* BEGIN *
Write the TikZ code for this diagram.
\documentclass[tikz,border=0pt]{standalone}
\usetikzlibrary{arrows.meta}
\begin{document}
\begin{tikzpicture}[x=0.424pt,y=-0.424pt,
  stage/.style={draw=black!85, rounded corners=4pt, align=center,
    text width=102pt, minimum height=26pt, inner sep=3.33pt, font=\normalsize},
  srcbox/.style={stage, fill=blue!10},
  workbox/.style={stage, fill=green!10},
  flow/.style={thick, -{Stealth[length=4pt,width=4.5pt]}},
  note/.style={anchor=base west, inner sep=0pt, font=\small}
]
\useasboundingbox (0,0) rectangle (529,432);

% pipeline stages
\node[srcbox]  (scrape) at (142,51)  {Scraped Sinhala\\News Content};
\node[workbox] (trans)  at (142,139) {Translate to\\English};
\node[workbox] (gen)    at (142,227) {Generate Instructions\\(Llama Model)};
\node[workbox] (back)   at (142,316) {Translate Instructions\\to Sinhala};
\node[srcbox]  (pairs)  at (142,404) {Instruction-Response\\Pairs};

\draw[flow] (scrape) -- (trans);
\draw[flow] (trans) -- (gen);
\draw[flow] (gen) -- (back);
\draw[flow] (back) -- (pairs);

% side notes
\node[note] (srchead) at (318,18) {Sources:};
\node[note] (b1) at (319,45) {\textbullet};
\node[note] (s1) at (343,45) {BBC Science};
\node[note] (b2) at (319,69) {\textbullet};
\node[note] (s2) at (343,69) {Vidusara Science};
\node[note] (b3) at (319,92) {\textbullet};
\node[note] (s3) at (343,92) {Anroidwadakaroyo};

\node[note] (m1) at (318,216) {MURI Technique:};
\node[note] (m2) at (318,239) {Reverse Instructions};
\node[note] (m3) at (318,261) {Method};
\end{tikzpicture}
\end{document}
* END *
* BEGIN *
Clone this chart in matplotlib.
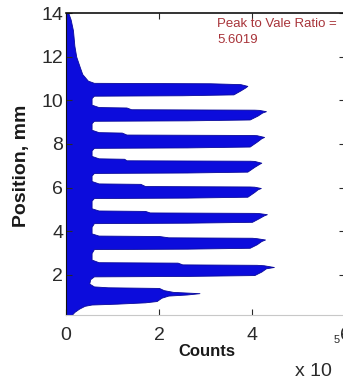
* END *
SHORT PROBLEM: Identify each line in the records above that contains the word "this", and copy it out in full.

SOLUTION TO THE PROBLEM:
Write the TikZ code for this diagram.
Clone this chart in matplotlib.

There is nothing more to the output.